By 1976, Harrison Ford had effectively quit Hollywood. Years of rejection, forgettable TV roles, and dismissive studio notes had convinced him that acting wasn’t a viable way to support his family. So he did what many would never expect of a future movie star—he picked up a hammer. Teaching himself carpentry from library books, Ford became a reliable craftsman for Los Angeles creatives, quietly rebuilding his life one doorframe at a time.
That decision, ironically, put him exactly where destiny needed him.
Despite having worked with Ford on American Graffiti, director George Lucas was determined not to cast him in Star Wars. Lucas believed repeating actors would undercut the film’s credibility. He wanted fresh, unknown faces—no shortcuts, no familiar crutches. As far as Lucas was concerned, Harrison Ford was not an option.
Enter casting director Fred Roos.
Roos was convinced Ford was Han Solo. Not could be—was. To get around Lucas’s resistance, he engineered what might be the most legendary “accidental audition” in film history. Roos hired Ford to install a door at the American Zoetrope offices—the same building where Lucas was holding auditions.
Ford arrived in work clothes, tool belt on, sawdust in his hair. When Lucas needed someone to read lines opposite actors auditioning for Luke and Leia, he turned to the carpenter he already knew. Ford wasn’t auditioning. He wasn’t trying. He just wanted to finish the job and get paid.

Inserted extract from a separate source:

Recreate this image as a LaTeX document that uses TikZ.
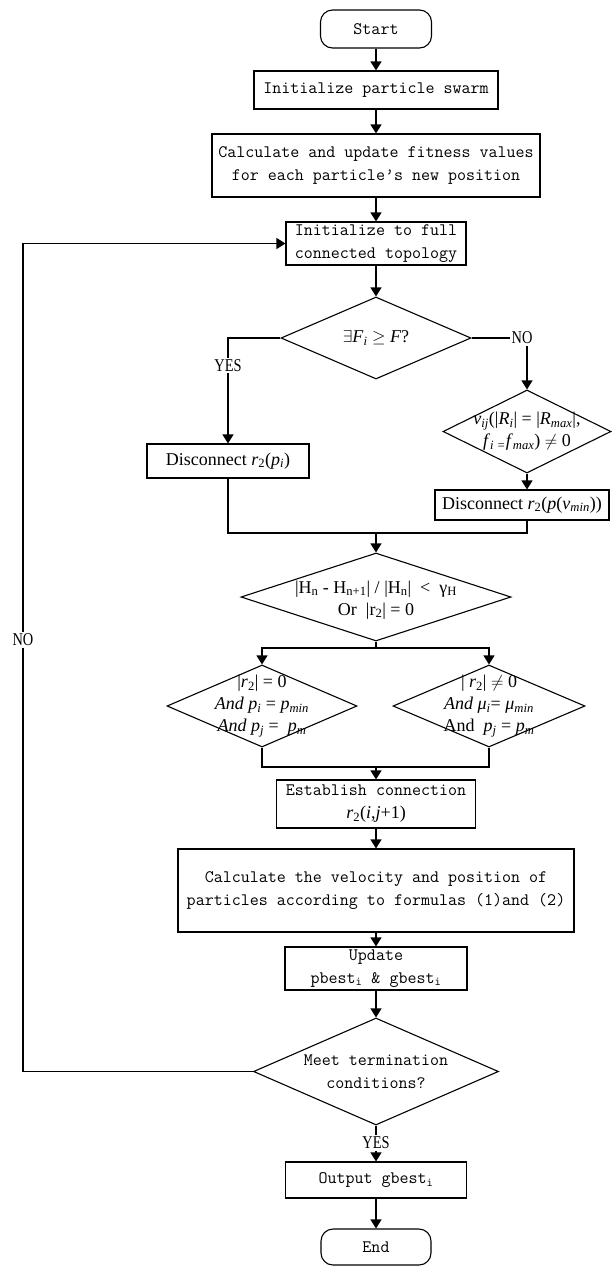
\documentclass[tikz,border=0pt]{standalone}
\usepackage{fontspec}
\setmainfont{Liberation Serif}
\newfontfamily\narrowserif[FakeStretch=0.8]{Liberation Serif}
\usepackage{tikz}
\usetikzlibrary{shapes.geometric,arrows.meta}

\newcommand{\monotxt}{\ttfamily\fontsize{17.5}{23}\selectfont}
\newcommand{\seriftxt}{\rmfamily\fontsize{18}{22}\selectfont}
\newcommand{\iv}[1]{\textit{#1}}
\newcommand{\isb}[1]{\textsubscript{\textit{#1}}}

\begin{document}
\begin{tikzpicture}[x=1pt,y=-1pt,
    every node/.style={inner sep=0pt},
    box/.style={draw, rectangle, line width=1.1pt, align=center, font=\monotxt},
    term/.style={box, rounded corners=12pt},
    sbox/.style={box, font=\seriftxt},
    cond/.style={draw, diamond, line width=1.1pt},
    ctext/.style={align=center, font=\seriftxt},
    lbl/.style={fill=white, inner sep=1.5pt, font=\narrowserif\fontsize{18}{20}\selectfont},
    arr/.style={-{Triangle[length=9pt,width=11pt]}, line width=1.1pt},
    ln/.style={line width=1.1pt}]
    \useasboundingbox (0,0) rectangle (611,1266);

    \node [term, minimum width=111, minimum height=38] (start) at (376,29) {Start};
    \node [box, minimum width=244, minimum height=38] (swarm) at (376,90) {Initialize particle swarm};
    \node [box, minimum width=328, minimum height=63] (fit) at (376,165.5) {Calculate and update fitness values\\for each particle’s new position};
    \node [box, minimum width=180, minimum height=43] (topo) at (376,243.5) {Initialize to full\\connected topology};

    \node [cond, minimum width=190, minimum height=82] (d1) at (376,338) {};
    \node [ctext] (d1t) at (d1) {$\exists$\iv{F}\isb{i} $\geq$ \iv{F}?};
    \node [sbox, minimum width=162, minimum height=34] (dis1) at (228,461) {Disconnect \iv{r}\textsubscript{2}(\iv{p}\isb{i})};
    \node [lbl] (no1) at (522,338) {NO};
    \node [cond, minimum width=168, minimum height=83] (d2) at (527,431.5) {};
    \node [ctext] (d2t) at (d2) {\iv{v}\isb{ij}(|\iv{R}\isb{i}| = |\iv{R}\isb{max}|,\\\iv{f}\isb{i =}\iv{f}\isb{max}) $\neq$ 0};
    \node [sbox, minimum width=174, minimum height=30] (dis2) at (522,505) {Disconnect \iv{r}\textsubscript{2}(\iv{p}(\iv{v}\isb{min}))};
    \coordinate (j1) at (376,533);

    \node [cond, minimum width=270, minimum height=88] (d3) at (376,597) {};
    \node [ctext] (d3t) at (376,600) {|H\textsubscript{n} - H\textsubscript{n+1}| / |H\textsubscript{n}| ~<~ γ\textsubscript{H}\\Or~ |r\textsubscript{2}| = 0};
    \coordinate (j2) at (376,648);
    \node [cond, minimum width=190, minimum height=82] (d4) at (262,706) {};
    \node [ctext] (d4t) at (d4) {|\iv{r}\textsubscript{2}| = 0\\\iv{And p}\isb{i} = \iv{p}\isb{min}\\\iv{And p}\isb{j} = ~\iv{p}\isb{m}};
    \node [cond, minimum width=192, minimum height=82] (d5) at (489,706) {};
    \node [ctext] (d5t) at (d5) {| \iv{r}\textsubscript{2}| $\neq$ 0\\\iv{And μ}\isb{i}= \iv{μ}\isb{min}\\And~ \iv{p}\isb{j} = \iv{p}\isb{m}};
    \coordinate (j3) at (376,767);

    \node [box, minimum width=199, minimum height=48] (est) at (376,804) {Establish connection\\{\seriftxt\iv{r}\textsubscript{2}(\iv{i},\iv{j}+1)}};
    \node [box, minimum width=396, minimum height=83] (vel) at (376,890.5) {Calculate the velocity and position of\\particles according to formulas (1)and (2)};
    \node [box, minimum width=182, minimum height=43] (upd) at (376,968.5) {Update\\pbest\textsubscript{i} \& gbest\textsubscript{i}};
    \node [cond, minimum width=245, minimum height=107] (d6) at (376,1071.5) {};
    \node [ctext, font=\monotxt] (d6t) at (d6) {Meet termination\\conditions?};
    \node [lbl] (no2) at (23,640) {NO};
    \node [lbl] (yes2) at (376,1143) {YES};
    \node [box, minimum width=181, minimum height=36] (out) at (376,1180) {Output gbest\textsubscript{i}};
    \node [term, minimum width=110, minimum height=36] (end) at (376,1247) {End};

    \draw [arr] (start) -- (swarm);
    \draw [arr] (swarm) -- (fit);
    \draw [arr] (fit) -- (topo);
    \draw [arr] (topo) -- (d1.north);
    \draw [arr] (d1.west) -| node [lbl, pos=0.63] {YES} (dis1.north);
    \draw [ln] (d1.east) -- (no1);
    \draw [arr] (no1.south -| d2.north) -- (d2.north);
    \draw [arr] (d2.south) -- (d2.south |- dis2.north);
    \draw [ln] (dis1.south) |- (j1);
    \draw [ln] (d2.south |- dis2.south) |- (j1);
    \draw [arr] (j1) -- (d3.north);
    \draw [ln] (d3.south) -- (j2);
    \draw [arr] (j2) -| (d4.north);
    \draw [arr] (j2) -| (d5.north);
    \draw [ln] (d4.south) |- (j3);
    \draw [ln] (d5.south) |- (j3);
    \draw [arr] (j3) -- (est.north);
    \draw [arr] (est) -- (vel);
    \draw [arr] (vel) -- (upd);
    \draw [arr] (upd) -- (d6.north);
    \draw [arr] (d6.west) -| (no2) |- (topo.west);
    \draw [ln] (d6.south) -- (yes2);
    \draw [arr] (yes2) -- (out);
    \draw [arr] (out) -- (end);
\end{tikzpicture}
\end{document}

That indifference changed everything.
As a stand-in reader, Ford delivered Han Solo’s lines with dry impatience, weary sarcasm, and an unmistakable smirk. He didn’t perform the dialogue—he dismissed it, challenged it, lived inside it. While trained actors leaned into sci-fi earnestness, Ford injected cynicism and swagger. He wasn’t selling the galaxy. He was annoyed by it.
That was the revelation.
Lucas slowly realized the truth: the polished hopefuls sitting in front of him were acting like Han Solo. The man leaning against the wall with a script he didn’t care about was Han Solo.

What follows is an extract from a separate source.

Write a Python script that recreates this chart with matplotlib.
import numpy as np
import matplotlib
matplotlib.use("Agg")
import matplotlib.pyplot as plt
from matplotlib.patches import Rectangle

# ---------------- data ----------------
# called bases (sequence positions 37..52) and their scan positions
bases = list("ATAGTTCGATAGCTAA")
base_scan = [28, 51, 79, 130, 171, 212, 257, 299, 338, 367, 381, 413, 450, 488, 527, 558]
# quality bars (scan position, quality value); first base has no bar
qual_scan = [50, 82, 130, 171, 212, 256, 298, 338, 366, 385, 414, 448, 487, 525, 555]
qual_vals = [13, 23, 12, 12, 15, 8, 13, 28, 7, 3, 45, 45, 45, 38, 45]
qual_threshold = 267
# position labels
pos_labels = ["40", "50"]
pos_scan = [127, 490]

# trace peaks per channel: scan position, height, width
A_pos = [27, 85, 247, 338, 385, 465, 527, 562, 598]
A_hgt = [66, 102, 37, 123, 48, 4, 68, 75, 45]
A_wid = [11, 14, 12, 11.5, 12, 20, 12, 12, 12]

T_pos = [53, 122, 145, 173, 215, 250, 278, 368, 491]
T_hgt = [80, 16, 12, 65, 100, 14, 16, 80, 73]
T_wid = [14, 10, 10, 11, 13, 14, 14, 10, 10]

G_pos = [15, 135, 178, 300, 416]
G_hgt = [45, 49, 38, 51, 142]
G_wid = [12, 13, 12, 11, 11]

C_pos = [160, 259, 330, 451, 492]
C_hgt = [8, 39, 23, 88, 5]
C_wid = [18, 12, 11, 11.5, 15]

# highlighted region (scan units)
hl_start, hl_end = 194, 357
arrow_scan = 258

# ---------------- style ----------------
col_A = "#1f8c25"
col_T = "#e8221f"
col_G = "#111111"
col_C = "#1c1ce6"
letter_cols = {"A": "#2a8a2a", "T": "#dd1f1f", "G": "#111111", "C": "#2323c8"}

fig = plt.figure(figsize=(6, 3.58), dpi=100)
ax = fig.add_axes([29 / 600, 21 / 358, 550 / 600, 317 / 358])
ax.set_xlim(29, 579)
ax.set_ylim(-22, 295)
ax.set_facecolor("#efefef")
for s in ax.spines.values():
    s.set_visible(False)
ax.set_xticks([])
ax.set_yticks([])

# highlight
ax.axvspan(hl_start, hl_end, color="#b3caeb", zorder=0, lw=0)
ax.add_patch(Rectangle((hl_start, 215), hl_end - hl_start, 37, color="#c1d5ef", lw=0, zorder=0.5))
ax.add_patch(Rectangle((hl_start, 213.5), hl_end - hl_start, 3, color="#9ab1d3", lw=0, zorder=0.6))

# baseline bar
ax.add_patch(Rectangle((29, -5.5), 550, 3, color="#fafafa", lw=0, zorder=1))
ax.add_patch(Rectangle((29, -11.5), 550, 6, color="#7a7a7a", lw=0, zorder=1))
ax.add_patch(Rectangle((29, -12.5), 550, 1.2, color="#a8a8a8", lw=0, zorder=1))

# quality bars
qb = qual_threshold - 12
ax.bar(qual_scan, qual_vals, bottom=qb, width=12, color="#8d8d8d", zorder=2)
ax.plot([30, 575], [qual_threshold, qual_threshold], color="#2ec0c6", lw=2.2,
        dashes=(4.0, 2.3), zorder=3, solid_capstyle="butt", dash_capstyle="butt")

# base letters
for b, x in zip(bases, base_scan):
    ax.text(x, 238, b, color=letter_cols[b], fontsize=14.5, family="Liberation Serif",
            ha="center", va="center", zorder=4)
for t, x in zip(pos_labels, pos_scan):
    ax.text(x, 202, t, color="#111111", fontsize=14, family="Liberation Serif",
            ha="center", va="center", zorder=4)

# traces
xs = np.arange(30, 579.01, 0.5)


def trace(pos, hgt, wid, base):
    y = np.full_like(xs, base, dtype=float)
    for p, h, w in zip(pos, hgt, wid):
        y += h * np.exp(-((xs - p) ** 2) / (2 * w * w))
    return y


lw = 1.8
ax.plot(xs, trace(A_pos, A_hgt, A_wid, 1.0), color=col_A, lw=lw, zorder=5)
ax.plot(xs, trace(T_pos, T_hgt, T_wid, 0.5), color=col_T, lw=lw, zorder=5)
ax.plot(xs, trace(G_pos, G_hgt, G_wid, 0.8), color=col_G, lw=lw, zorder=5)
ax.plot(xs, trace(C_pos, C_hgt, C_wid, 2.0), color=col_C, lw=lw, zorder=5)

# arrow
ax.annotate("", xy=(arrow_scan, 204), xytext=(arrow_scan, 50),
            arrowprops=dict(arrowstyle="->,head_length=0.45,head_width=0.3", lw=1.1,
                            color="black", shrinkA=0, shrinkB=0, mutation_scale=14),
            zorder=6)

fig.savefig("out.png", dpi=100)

Against his own rules, Lucas cast Ford.
When Star Wars: A New Hope premiered, the cultural impact was seismic. Ford was paid just $10,000, fully expecting to return to carpentry when filming wrapped. He even left his tools in a friend’s garage. He never went back for them.
The irony deepened when Lucas nearly repeated history. He resisted casting Ford again as Indiana Jones in Raiders of the Lost Ark, fearing Ford would become his personal “Bobby De Niro.” Only after his first choice fell through did Lucas relent—again unlocking cinematic lightning.
Harrison Ford didn’t chase stardom. He stumbled into it with a hammer in his hand and boredom in his voice. By not trying to impress anyone, he created one of the greatest anti-heroes ever put on screen.
Sometimes the role of a lifetime doesn’t go to the best audition.
It goes to the guy installing the door.